## WHAT TO DO
Return the lines that follow, exactly as they appear, from the first through the one containing "const legendLabels = ['SSA', 'Latin"; no pictures are to be included.

________________

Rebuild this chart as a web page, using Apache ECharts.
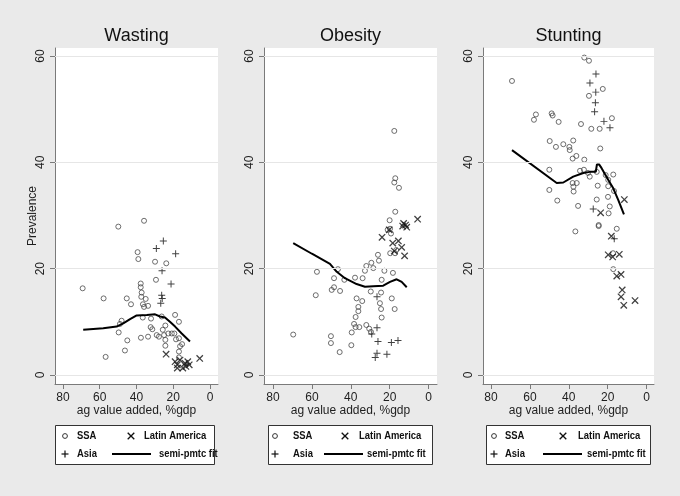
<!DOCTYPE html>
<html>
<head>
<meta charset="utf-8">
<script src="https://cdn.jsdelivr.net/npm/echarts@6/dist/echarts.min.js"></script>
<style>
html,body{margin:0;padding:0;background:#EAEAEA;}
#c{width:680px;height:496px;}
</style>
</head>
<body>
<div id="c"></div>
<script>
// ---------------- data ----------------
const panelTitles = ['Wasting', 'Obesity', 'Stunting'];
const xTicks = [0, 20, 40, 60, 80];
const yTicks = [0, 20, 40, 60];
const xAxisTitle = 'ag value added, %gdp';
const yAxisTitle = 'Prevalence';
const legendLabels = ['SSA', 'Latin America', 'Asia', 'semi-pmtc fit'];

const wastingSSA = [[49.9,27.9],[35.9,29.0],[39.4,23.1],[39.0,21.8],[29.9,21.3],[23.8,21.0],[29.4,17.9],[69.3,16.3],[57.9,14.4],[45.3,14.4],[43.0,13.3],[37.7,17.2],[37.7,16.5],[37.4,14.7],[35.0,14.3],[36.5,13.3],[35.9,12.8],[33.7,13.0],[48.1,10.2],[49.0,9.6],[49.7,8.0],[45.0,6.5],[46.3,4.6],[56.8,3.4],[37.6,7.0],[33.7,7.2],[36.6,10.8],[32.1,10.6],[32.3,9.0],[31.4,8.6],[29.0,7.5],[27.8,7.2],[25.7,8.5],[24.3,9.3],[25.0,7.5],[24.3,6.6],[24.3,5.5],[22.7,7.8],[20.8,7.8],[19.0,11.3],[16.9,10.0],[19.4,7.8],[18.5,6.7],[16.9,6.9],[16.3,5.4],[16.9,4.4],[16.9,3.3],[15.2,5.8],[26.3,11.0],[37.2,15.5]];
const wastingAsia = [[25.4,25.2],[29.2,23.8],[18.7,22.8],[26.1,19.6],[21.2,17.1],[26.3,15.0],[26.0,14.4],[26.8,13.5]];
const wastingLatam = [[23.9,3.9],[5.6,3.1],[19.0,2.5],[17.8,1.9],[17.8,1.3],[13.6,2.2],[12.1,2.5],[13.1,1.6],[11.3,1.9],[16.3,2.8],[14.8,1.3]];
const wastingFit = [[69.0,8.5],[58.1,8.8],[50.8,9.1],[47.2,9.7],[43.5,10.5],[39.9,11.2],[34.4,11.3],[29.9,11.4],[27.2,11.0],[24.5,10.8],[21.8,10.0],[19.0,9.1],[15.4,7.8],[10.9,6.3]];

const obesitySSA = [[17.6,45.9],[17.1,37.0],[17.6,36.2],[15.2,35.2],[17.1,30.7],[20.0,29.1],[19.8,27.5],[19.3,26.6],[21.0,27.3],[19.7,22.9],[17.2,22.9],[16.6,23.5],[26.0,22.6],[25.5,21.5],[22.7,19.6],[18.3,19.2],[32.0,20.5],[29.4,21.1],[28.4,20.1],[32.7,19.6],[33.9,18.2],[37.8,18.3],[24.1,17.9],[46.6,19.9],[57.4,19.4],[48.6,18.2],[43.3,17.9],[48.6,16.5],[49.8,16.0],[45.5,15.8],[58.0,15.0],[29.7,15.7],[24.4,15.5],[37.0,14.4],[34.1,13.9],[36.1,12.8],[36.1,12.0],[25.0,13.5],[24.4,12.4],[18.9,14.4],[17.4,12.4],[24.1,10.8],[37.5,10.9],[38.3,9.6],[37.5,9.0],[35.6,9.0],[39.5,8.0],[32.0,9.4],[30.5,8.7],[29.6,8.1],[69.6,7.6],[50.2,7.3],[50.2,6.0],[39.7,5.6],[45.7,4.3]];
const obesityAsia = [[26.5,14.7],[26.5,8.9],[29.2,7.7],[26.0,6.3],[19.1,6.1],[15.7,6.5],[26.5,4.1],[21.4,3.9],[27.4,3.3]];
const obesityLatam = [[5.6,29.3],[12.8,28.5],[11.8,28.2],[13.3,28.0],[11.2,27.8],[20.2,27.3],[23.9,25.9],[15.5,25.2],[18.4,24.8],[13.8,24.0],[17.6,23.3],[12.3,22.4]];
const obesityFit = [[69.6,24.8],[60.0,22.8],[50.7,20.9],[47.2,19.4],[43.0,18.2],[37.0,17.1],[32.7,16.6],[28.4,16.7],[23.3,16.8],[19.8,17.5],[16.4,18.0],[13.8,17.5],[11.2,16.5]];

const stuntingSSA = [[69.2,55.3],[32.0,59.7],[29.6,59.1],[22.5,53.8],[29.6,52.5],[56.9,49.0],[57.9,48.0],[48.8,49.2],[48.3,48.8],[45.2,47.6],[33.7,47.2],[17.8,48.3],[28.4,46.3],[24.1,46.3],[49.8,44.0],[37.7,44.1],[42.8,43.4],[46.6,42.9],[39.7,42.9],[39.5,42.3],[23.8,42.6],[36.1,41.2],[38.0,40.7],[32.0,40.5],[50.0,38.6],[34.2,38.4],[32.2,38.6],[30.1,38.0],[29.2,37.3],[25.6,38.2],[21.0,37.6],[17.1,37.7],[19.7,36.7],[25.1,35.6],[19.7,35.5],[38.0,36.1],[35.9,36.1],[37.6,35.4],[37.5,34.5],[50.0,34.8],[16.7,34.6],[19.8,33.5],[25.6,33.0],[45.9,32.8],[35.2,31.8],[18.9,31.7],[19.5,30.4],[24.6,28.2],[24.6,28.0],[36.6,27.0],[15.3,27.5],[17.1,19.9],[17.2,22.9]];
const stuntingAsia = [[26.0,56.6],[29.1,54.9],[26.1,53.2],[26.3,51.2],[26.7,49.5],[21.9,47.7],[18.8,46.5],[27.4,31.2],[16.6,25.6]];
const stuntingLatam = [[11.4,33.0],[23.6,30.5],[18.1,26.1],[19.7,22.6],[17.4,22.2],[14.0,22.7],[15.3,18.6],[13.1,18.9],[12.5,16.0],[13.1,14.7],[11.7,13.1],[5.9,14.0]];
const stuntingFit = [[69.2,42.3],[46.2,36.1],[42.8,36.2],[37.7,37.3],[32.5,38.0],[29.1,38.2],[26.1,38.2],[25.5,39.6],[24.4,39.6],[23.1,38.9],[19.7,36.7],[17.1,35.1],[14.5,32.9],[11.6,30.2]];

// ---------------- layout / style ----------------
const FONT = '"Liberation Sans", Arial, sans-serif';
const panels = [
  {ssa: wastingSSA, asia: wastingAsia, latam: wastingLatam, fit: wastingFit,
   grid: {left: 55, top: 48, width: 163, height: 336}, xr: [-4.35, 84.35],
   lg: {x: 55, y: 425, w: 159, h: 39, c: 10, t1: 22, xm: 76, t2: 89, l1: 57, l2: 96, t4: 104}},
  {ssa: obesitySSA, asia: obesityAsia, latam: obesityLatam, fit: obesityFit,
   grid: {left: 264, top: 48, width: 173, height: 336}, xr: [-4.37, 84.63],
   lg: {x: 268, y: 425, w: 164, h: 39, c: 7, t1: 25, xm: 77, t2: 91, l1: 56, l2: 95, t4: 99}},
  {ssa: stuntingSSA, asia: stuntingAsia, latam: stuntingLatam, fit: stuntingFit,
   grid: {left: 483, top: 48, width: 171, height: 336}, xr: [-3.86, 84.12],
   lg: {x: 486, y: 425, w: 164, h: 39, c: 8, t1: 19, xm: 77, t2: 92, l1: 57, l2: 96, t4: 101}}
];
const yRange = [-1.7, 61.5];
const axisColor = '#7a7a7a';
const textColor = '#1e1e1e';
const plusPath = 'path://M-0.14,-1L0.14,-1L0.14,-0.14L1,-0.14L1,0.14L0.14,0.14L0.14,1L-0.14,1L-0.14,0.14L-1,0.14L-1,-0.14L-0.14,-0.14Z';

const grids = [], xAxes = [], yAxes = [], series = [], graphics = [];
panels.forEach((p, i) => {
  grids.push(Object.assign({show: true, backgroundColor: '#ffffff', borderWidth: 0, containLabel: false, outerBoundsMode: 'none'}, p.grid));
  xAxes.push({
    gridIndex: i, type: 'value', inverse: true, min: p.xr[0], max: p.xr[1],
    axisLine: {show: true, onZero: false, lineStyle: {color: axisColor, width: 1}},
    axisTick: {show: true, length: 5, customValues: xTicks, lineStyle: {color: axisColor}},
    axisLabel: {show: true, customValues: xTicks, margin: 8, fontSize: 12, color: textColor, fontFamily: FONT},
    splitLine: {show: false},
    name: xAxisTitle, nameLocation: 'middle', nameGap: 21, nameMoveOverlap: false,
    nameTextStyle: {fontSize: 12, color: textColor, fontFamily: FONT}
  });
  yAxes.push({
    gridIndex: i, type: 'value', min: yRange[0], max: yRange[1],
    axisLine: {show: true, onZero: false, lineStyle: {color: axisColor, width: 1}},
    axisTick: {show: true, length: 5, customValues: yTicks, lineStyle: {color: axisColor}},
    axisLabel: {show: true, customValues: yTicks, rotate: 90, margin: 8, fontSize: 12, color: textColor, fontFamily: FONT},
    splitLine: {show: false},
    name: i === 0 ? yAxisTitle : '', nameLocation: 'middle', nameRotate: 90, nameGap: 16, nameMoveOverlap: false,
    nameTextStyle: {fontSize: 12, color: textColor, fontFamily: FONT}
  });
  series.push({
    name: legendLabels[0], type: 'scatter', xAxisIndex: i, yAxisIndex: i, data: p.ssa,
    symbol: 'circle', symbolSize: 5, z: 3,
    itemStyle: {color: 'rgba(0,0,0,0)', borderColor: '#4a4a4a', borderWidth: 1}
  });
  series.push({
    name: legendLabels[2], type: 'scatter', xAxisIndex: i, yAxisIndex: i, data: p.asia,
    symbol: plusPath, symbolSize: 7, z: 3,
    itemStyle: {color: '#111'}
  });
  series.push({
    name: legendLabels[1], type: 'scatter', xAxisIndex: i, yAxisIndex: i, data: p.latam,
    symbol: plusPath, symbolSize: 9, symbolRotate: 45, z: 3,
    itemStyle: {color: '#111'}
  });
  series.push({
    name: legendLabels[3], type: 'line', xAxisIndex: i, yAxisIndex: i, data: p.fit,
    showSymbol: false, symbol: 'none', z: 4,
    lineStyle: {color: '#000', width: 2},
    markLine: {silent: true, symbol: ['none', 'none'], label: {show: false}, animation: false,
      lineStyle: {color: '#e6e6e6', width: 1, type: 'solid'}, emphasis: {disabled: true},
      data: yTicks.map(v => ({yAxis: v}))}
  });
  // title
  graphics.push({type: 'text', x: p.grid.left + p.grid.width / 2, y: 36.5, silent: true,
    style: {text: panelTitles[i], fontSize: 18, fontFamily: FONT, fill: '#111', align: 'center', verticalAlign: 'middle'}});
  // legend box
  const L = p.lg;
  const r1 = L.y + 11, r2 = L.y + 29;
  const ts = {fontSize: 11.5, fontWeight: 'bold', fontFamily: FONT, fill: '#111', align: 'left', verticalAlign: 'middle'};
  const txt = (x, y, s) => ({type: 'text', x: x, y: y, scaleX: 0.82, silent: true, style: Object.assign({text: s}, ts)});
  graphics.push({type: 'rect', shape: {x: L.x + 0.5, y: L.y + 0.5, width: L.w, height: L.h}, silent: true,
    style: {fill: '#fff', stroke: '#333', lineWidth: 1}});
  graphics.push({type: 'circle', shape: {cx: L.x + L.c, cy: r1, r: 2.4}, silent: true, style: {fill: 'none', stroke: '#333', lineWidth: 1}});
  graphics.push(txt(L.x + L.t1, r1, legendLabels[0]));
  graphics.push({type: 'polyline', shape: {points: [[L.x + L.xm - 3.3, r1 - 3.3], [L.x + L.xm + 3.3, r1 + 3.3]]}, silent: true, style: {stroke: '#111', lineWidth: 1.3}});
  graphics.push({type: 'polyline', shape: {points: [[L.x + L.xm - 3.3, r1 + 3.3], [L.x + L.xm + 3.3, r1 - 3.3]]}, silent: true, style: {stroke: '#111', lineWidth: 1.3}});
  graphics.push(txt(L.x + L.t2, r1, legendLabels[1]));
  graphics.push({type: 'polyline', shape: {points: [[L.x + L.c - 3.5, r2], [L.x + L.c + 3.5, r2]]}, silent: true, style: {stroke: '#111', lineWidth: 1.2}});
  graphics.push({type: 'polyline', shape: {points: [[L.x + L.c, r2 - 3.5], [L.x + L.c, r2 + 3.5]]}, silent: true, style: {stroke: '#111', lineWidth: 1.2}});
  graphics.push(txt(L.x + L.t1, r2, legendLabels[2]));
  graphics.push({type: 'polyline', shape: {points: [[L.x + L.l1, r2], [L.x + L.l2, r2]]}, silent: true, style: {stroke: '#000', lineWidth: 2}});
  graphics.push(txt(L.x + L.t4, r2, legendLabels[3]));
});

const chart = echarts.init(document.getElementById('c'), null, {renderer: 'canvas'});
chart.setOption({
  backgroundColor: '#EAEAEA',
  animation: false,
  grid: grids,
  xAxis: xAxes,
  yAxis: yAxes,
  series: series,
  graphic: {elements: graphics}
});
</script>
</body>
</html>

________________

## WRITTEN SOLUTION
Rebuild this chart as a web page, using Apache ECharts.
<!DOCTYPE html>
<html>
<head>
<meta charset="utf-8">
<script src="https://cdn.jsdelivr.net/npm/echarts@6/dist/echarts.min.js"></script>
<style>
html,body{margin:0;padding:0;background:#EAEAEA;}
#c{width:680px;height:496px;}
</style>
</head>
<body>
<div id="c"></div>
<script>
// ---------------- data ----------------
const panelTitles = ['Wasting', 'Obesity', 'Stunting'];
const xTicks = [0, 20, 40, 60, 80];
const yTicks = [0, 20, 40, 60];
const xAxisTitle = 'ag value added, %gdp';
const yAxisTitle = 'Prevalence';
const legendLabels = ['SSA', 'Latin America', 'Asia', 'semi-pmtc fit'];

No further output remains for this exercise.